Monday, December 29, 2014
A Beaumont Christmas Wedding
Then in 2011 I was standing outside a conference room, on my way to a cocktail party at RWA (this was Wendy's Librarian of the Year year - there were lots of parties!) and I met Sarah M. Anderson a debut author whose first book was slated for a December release. As tends to happen when I meet authors at RWA, I read her book, and really, really liked it. It reminded me so much of "old school" Desires that I started to pay attention to the line again.
A Beaumont Christmas Wedding is the third book in her series about an American brewing dynasty that puts the FUN in DYSFUNCTIONAL! Matthew Beaumont is the PR whiz for the company and has convinced his six months older half brother (remember, FUN!), Phillip and his bride-to-be, Jo to have a big splashy society wedding. Being one of his father's long string of illegitimate bastards, Matthew has a driving need to prove that he's a "real" Beaumont and his way of doing that is controlling and spinning the press, all while digging his various siblings out of various PR snafus. What he didn't plan on? The maid of honor, Whitney Maddox....or should I say Whitney Wildz.
Think of Whitney as an older, wiser Miley Cyrus. She was a Disney Channel-like pop princess who sex'ed and boozed up her act once she hit 18 to make everyone forget she was a Disney Channel-like pop princess. Publicity follows Whitney around like Britney Spears back when she had her meltdown and shaved her head. Anywho, those days are long past. Whitney is a respected horse breeder, which is how she knows Jo, and lives a very quiet, solitary life. But this does little to quell Matthew's concerns. Whitney Wildz at his brother's wedding? This can only mean disaster.
I wanted to like this story more than I did. On paper it's a really great idea. Matthew is damn near wedding obsessed and is wound so tight I wouldn't be surprised if he pooped out diamonds. These are normally character traits reserved for romance heroines, more so than heroes. And I liked the idea of Whitney being a reformed teen idol who is now living life as a normal person, but who has enough of a past that she's going to generate headlines once those cell phone cameras start clicking. Plus both characters have very similar baggage - they essentially don't know who they are. Is Whitney Whitney Maddox or Whitney Wildz? Is Matthew Matthew Beaumont or Matthew Billings? That's compelling conflict for a romance novel.

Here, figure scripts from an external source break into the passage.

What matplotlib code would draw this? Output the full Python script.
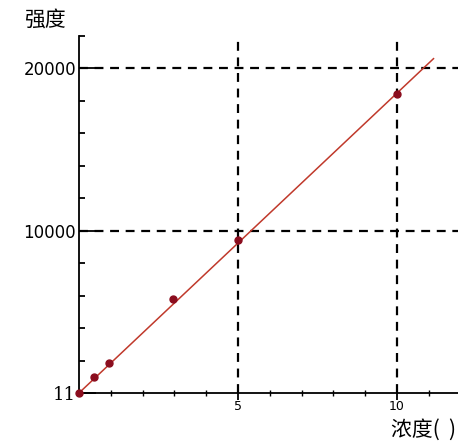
import numpy as np
import matplotlib.pyplot as plt

plt.rcParams['font.family'] = ['Noto Sans CJK SC', 'DejaVu Sans']

# measured points (concentration, intensity)
conc = [0, 0.47, 0.94, 2.95, 5, 10]
intensity = [0, 990, 1850, 5800, 9440, 18400]

# fitted line end points
fit_x = [0, 11.15]
fit_y = [0, 20600]

yticks = [0, 10000, 20000]
ytick_labels = ['11', '10000', '20000']
xticks = [5, 10]
xtick_labels = ['5', '10']

fig = plt.figure(figsize=(4.58, 4.48), dpi=100)
ax = fig.add_axes([0.1725, 0.1228, 0.8275, 0.797])
ax.set_xlim(0, 11.92)
ax.set_ylim(0, 22000)

dash = dict(color='black', linewidth=1.6, linestyle=(0, (4, 3)), zorder=1)
for yv in [10000, 20000]:
    ax.axhline(yv, **dash)
for xv in xticks:
    ax.axvline(xv, **dash)

ax.plot(fit_x, fit_y, color='#c0392b', linewidth=1.1, zorder=2, clip_on=False)
ax.plot(conc, intensity, 'o', color='#8b0d1e', markersize=5, zorder=4, clip_on=False)

for s in ['top', 'right']:
    ax.spines[s].set_visible(False)
for s in ['left', 'bottom']:
    ax.spines[s].set_linewidth(1.3)

ax.set_yticks(yticks)
ax.set_yticklabels(ytick_labels, fontsize=12, family='DejaVu Sans')
ax.set_yticks(np.arange(2000, 22001, 2000), minor=True)
ax.set_xticks(xticks)
ax.set_xticklabels(xtick_labels, fontsize=9, family='DejaVu Sans')
ax.set_xticks(np.arange(1, 12), minor=True)
ax.tick_params(axis='y', which='major', direction='in', length=12, width=1.3, pad=2)
ax.tick_params(axis='y', which='minor', direction='in', length=4, width=1.3)
ax.tick_params(axis='x', which='major', direction='inout', length=10, width=1.3, pad=0)
ax.tick_params(axis='x', which='minor', direction='inout', length=5, width=1.0)
ax.get_yticklabels()[0].set_family('DejaVu Serif')
ax.get_yticklabels()[0].set_fontsize(13)

fig.text(0.098, 0.955, '强度', fontsize=15, ha='center', va='center')
fig.text(0.995, 0.04, '浓度(  )', fontsize=15, ha='right', va='center')

fig.savefig('out.png', dpi=100)
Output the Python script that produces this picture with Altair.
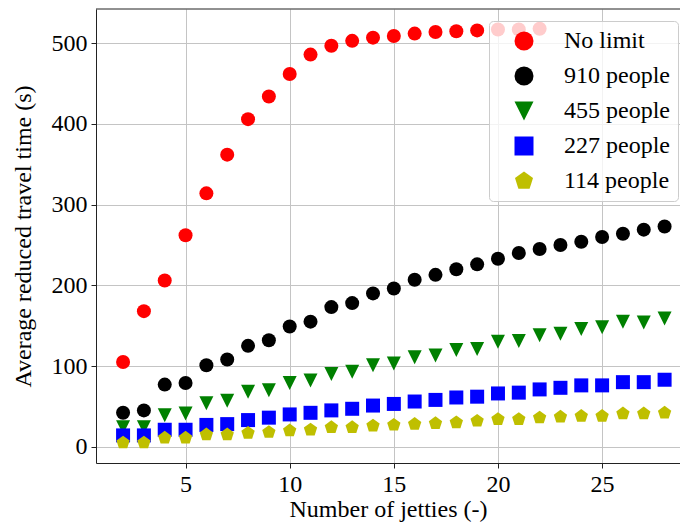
import altair as alt
import pandas as pd

jetties = list(range(2, 29))
no_limit_x = list(range(2, 23))
no_limit = [105, 168, 206, 262, 314, 362, 406, 434, 462, 486, 497, 503, 507, 509,
            512, 514, 515, 516, 517, 517, 518]
p910 = [42, 45, 77, 79, 101, 108, 125, 132, 149, 155, 173, 178, 190, 196, 207, 213,
        220, 226, 233, 240, 245, 250, 254, 260, 264, 269, 273]
p455 = [24, 24, 39, 41, 54, 57, 68, 70, 79, 82, 90, 93, 101, 103, 111, 113, 120, 121,
        130, 131, 138, 140, 146, 148, 155, 154, 159]
p227 = [14, 14, 21, 21, 27, 28, 33, 36, 40, 42, 45, 47, 51, 53, 56, 58, 61, 62, 66, 67,
        71, 73, 76, 76, 80, 80, 83]
p114 = [5, 5, 11, 11, 15, 15, 17, 18, 20, 21, 24, 24, 26, 27, 28, 29, 30, 32, 34, 34,
        36, 37, 38, 38, 41, 41, 42]

series_names = ["No limit", "910 people", "455 people", "227 people", "114 people"]
colors = ["#ff0000", "#000000", "#008000", "#0000ff", "#bfbf00"]
shapes = [
    "circle",
    "circle",
    "M-1,-1L1,-1L0,1Z",
    "square",
    "M0,-1L0.951,-0.309L0.588,0.809L-0.588,0.809L-0.951,-0.309Z",
]
x_ticks = [5, 10, 15, 20, 25]
y_ticks = [0, 100, 200, 300, 400, 500]

rows = []
for xs, ys, name in [
    (no_limit_x, no_limit, series_names[0]),
    (jetties, p910, series_names[1]),
    (jetties, p455, series_names[2]),
    (jetties, p227, series_names[3]),
    (jetties, p114, series_names[4]),
]:
    for a, b in zip(xs, ys):
        rows.append({"jetties": a, "time": b, "series": name})
df = pd.DataFrame(rows)

W, H = 584, 454
FONT = "Liberation Serif"
FS = 24

legend = alt.Legend(
    title=None,
    orient="none",
    legendX=393,
    legendY=12,
    padding=8,
    symbolOffset=15,
    labelOffset=28,
    rowPadding=11,
    fillColor="rgba(255,255,255,0.8)",
    strokeColor="#cccccc",
    cornerRadius=4,
    labelFont=FONT,
    labelFontSize=FS,
    labelColor="black",
    symbolSize=361,
    symbolStrokeWidth=0,
    symbolOpacity=1,
)

points = alt.Chart(df).mark_point(filled=True, size=196, opacity=1, strokeWidth=0).encode(
    x=alt.X("jetties:Q",
            scale=alt.Scale(domain=[0.7, 28.74], nice=False, zero=False),
            axis=alt.Axis(values=x_ticks, title="Number of jetties (-)", titlePadding=1)),
    y=alt.Y("time:Q",
            scale=alt.Scale(domain=[-20.2, 542.5], nice=False, zero=False),
            axis=alt.Axis(values=y_ticks, title="Average reduced travel time (s)",
                          titlePadding=16)),
    color=alt.Color("series:N", scale=alt.Scale(domain=series_names, range=colors),
                    sort=series_names, legend=legend),
    shape=alt.Shape("series:N", scale=alt.Scale(domain=series_names, range=shapes),
                    sort=series_names, legend=legend),
)

top_line = alt.Chart(pd.DataFrame({"k": [0]})).mark_rule(color="#222222", strokeWidth=1).encode(
    x=alt.value(0), x2=alt.value(W), y=alt.value(0)
)

chart = alt.layer(points, top_line).properties(
    width=W, height=H,
    autosize=alt.AutoSizeParams(type="none"),
    padding={"left": 88, "top": 1, "right": 0, "bottom": 62},
).configure_view(strokeWidth=0).configure_axis(
    domainColor="#222222",
    domainWidth=1,
    tickColor="#222222",
    tickSize=5,
    labelPadding=4,
    labelFont=FONT,
    labelFontSize=FS,
    labelColor="black",
    titleFont=FONT,
    titleFontSize=FS,
    titleFontWeight="normal",
    titleColor="black",
    gridColor="#c4c4c4",
    gridWidth=1,
)

chart.save("out.html", embed_options={"renderer": "svg", "actions": False})
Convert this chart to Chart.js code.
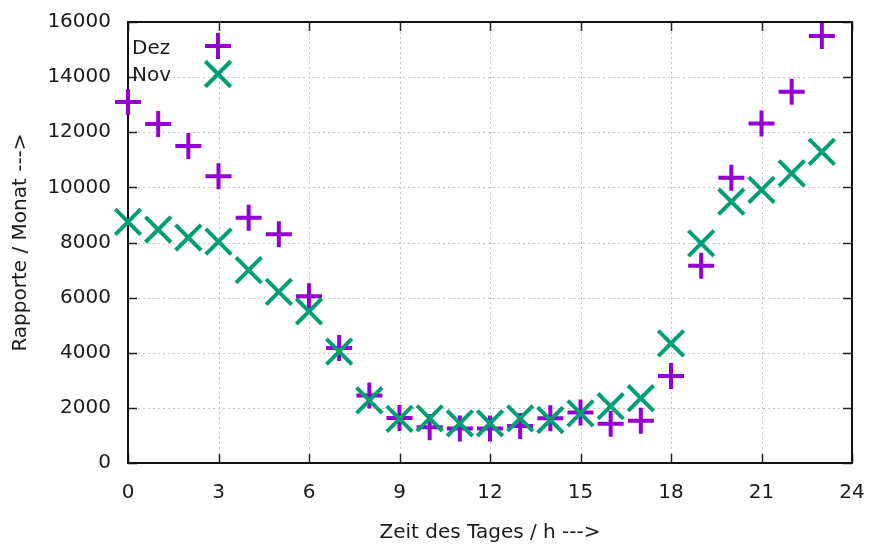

So where does it misfire for me? Mostly with execution. The way Matthew wants to spin the PR after he discovers just who the maid of honor is doesn't make it seem like he's that good at his job - but then I always thought a good defense was a good offense. Also, there's events during the climactic finish that struck me as not very plausible. I mean, by all accounts the Phillip/Jo wedding is a big ol' society event with muchos celebrities crawling out of the woodwork (although Jay Z and Beyonce sent their regrets). I had a hard time believing that a once scandalous teen idol who had dropped out of the public eye would cause that much of a stir at such an event - but hey, what do I know?
There's also the small matter that Matthew is a bit of a jerk. I actually still "liked" him despite him being a jerk because the author made me believe in his baggage. But, that being said? He still does some things over the course of the story that had me muttering under my breathe. Both instances were when he used his family members for his own gain in some way - especially Phillip's alcoholism, which was beyond the pale for me since I loved Phillip's book. Baggage, Wendy has it. Also, speaking of substance issues, I felt like this aspect of Whitney's past was not addressed very well. Or, at all. Granted the author just published a book where substance abuse was a big, huge part of the conflict, but the surface is barely scratched with Whitney. Instead we get to read about her klutziness, which I suspect like all klutz heroines before her I'm supposed to find "cute." But I don't. I'm just kind of annoyed. Hold the klutz, give me the Angsty McAngst-Pants please.
Which makes it sound like this is a "bad" book. No, it's not. It's really quite readable, I enjoyed most of it, and there were even two instances where I laughed out loud (the name of Whitney's Christmas album is priceless!). It just didn't tick off all of Wendy's Personal Trope Boxes and I found myself comparing it quite a bit (OK, a lot) to Phillip's book. Which, you know, I really, really enjoyed.